## Begin

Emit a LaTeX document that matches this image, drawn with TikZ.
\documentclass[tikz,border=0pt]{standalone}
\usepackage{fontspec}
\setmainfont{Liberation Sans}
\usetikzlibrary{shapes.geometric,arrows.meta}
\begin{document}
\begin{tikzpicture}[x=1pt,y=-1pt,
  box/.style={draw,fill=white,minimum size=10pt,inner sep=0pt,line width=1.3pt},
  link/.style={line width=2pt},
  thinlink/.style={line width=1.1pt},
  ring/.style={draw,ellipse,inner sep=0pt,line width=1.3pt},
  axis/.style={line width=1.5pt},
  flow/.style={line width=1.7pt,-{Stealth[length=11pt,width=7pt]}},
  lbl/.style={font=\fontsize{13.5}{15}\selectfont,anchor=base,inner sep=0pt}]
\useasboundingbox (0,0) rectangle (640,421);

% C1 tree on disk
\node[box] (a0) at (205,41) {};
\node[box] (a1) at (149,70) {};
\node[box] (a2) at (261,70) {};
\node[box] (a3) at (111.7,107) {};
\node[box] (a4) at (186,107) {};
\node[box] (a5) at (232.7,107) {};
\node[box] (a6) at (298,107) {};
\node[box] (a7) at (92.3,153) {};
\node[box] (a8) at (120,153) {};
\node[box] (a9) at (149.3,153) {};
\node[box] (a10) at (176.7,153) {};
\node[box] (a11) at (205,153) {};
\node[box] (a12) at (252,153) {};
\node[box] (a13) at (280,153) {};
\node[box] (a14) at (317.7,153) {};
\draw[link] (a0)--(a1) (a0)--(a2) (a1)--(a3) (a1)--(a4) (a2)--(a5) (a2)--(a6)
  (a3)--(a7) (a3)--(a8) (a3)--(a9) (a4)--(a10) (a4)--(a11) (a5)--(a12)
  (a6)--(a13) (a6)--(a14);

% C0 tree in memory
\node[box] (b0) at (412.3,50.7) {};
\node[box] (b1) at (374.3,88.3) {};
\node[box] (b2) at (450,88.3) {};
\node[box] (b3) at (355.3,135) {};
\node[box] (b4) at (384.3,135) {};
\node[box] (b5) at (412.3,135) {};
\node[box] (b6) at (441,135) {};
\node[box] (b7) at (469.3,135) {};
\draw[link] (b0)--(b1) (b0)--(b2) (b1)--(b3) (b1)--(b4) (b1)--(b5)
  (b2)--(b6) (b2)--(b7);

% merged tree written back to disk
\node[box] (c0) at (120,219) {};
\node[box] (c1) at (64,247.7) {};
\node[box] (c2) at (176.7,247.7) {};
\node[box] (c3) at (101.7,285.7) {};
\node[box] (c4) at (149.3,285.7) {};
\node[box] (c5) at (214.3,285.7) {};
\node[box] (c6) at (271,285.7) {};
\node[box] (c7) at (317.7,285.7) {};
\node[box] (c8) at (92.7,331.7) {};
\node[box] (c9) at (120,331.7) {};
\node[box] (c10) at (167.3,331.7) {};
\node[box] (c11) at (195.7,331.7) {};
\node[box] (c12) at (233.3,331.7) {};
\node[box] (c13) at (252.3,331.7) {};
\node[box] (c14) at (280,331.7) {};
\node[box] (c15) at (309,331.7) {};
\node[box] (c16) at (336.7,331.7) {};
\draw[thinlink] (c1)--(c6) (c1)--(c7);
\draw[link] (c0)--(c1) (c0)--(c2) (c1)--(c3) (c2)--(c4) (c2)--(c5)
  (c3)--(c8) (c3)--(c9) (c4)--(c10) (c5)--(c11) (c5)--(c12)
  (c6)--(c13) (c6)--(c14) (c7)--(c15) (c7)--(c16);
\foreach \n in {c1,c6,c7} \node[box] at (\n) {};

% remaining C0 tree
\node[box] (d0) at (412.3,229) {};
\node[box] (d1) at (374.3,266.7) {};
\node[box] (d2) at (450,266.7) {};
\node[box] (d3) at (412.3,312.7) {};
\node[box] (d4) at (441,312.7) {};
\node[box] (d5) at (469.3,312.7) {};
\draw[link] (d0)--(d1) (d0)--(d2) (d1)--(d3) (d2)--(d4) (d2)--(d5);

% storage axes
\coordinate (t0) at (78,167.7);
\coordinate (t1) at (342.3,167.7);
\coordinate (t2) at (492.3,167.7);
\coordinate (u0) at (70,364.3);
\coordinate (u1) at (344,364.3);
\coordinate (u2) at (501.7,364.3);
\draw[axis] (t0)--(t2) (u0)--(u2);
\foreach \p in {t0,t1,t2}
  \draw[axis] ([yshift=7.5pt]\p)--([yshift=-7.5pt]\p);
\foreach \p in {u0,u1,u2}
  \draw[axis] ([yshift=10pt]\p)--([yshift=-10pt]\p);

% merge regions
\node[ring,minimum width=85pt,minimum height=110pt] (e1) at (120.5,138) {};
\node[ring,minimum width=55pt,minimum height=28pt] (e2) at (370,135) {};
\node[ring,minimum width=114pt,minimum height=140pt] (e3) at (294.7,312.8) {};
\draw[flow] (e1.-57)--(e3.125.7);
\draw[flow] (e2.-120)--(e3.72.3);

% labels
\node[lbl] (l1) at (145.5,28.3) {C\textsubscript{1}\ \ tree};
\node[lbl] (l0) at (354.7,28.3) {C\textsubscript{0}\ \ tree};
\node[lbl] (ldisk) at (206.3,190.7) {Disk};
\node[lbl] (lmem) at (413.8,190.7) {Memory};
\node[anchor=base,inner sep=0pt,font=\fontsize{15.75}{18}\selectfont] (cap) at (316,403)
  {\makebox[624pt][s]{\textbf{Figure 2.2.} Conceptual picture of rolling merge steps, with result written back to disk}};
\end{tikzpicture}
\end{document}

## End
## Begin

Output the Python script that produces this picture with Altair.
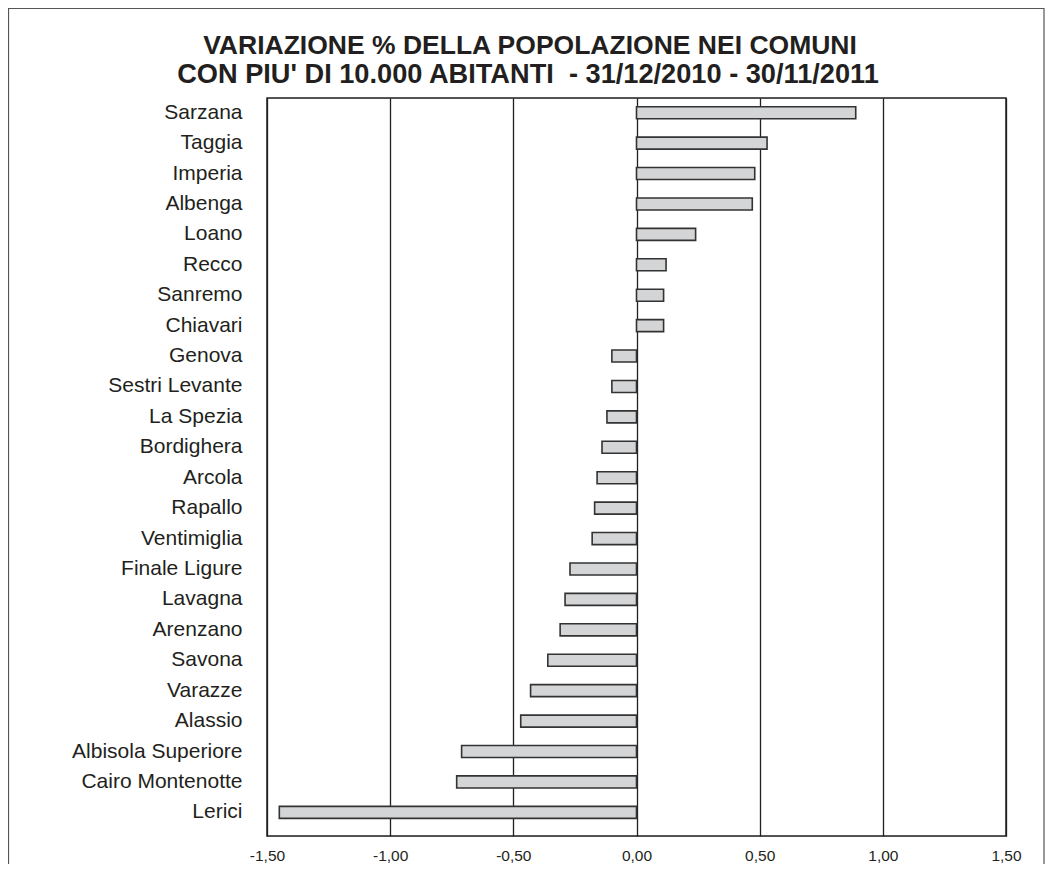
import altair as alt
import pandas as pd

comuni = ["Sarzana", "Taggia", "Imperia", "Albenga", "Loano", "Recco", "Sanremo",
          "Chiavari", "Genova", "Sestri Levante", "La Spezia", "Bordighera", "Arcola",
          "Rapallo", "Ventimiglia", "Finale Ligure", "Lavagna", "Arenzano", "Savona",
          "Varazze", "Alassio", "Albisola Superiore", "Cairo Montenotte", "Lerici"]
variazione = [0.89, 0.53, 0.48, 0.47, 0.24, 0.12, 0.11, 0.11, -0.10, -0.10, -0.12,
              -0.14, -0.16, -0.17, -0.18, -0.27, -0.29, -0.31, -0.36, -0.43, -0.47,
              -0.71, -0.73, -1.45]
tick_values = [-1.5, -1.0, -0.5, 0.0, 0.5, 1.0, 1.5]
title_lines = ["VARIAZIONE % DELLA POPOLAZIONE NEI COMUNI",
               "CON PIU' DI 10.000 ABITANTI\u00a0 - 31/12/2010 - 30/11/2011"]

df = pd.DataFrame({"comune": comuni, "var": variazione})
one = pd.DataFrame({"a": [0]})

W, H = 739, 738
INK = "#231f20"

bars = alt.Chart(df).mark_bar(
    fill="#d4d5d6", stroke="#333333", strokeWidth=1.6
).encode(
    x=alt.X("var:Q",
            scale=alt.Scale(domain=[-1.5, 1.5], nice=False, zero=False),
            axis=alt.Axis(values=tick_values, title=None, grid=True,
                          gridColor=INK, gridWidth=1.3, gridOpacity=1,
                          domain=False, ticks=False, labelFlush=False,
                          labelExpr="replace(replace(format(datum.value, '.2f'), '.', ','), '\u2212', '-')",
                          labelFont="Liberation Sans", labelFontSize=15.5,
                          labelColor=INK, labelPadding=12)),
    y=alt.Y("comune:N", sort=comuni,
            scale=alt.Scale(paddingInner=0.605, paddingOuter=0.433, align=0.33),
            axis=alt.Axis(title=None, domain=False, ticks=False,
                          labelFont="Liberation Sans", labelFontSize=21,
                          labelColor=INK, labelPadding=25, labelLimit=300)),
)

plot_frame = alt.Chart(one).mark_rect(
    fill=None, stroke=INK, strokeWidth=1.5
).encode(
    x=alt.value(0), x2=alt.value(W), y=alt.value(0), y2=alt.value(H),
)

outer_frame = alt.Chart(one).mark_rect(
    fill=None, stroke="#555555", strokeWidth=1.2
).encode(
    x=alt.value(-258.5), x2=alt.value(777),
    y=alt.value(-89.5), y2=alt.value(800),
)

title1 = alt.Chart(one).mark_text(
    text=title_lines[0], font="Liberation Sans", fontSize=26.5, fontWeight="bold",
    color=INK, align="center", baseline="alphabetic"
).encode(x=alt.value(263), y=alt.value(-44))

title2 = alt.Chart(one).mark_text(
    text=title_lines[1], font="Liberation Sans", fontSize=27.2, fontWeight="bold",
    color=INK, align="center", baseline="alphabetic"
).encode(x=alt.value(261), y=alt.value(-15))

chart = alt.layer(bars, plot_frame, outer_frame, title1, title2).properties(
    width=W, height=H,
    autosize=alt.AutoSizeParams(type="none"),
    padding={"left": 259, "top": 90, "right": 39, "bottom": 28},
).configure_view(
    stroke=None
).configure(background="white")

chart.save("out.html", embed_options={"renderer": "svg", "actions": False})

## End

- [Given problem]:
In the listing above, find the line with "Output the Python" and the line with "import pandas as pd". Set down both and every line between them, minus the pictures.

- [Output of the exercise]:
Output the Python script that produces this picture with Altair.
import altair as alt
import pandas as pd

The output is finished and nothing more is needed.